Oleh karena itu, sebelum menikah, pastikan dulu tujuan kalian menikah itu apa. Kalau perlu, buka dikusi tentang anak bersama pasangan. Tanyakan pandangan dia tentang tanggung jawab memiliki anak, siap atau tidak berbagi tugas, siapkah mencari rejeki lebih banyak, siap menjadi panutan atau tidak.
Setelahnya, belajar untuk menyembuhkan innerchild masing-masing dan juga cari tahu lebih banyak mengenai tips parenting. Berdiskusi, healing innerchild, dan juga belajar parenting adalah sesuatu yang cukup penting untuk menjadi bekal saat mengasuh anak.
Oh iya, tidak perlu harus kaya dulu untuk menjadi orang tua. Namun setidaknya kita juga perlu persiapan finansial yang cukup, jika memang ingin memiliki anak. Beli popok butuh uang soalnya, bukan cinta.
Jangan lupa pastikan punya BPJS atau asuransi lainnya yang bisa menjadi pegangan bila terjadi masalah kesehatan pada anak atau diri kita sendiri. Dengan memiliki bpjs atau asuransi, kita tidak menjadi beban bagi orang lain saat sakit dan membutuhkan biaya besar.
Kesimpulannya, menjadi orang tua tidak semengerikan itu jika kita memang siap. Saya sendiri ya enggak siap-siap amat sih saat awal-awal menjadi orang tua. Tapi setidaknya saya mau belajar supaya bisa jadi orang tua yang bahagia.
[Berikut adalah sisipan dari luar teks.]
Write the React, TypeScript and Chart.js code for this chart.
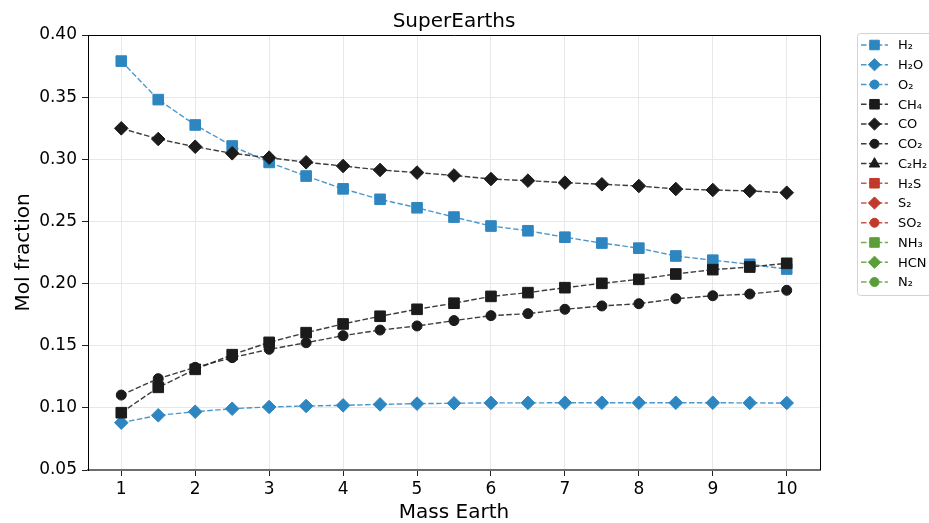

Anyway, terima kasih banyak untuk Kei dan teman-teman lain yang sudah menyuarakan childfree. Hal ini sedikit banyak mengingatkan saya untuk tidak sedikit-sedikit sambat tentang anak-anak ataupun beratnya tugas menjadi orang tua di media sosial.
Hmmm, padahal kalau mau adil, mengeluh capek mengurus anak pun sesuatu yang wajar banget. Bukan berarti kita enggak cinta sama anak. Iya kan?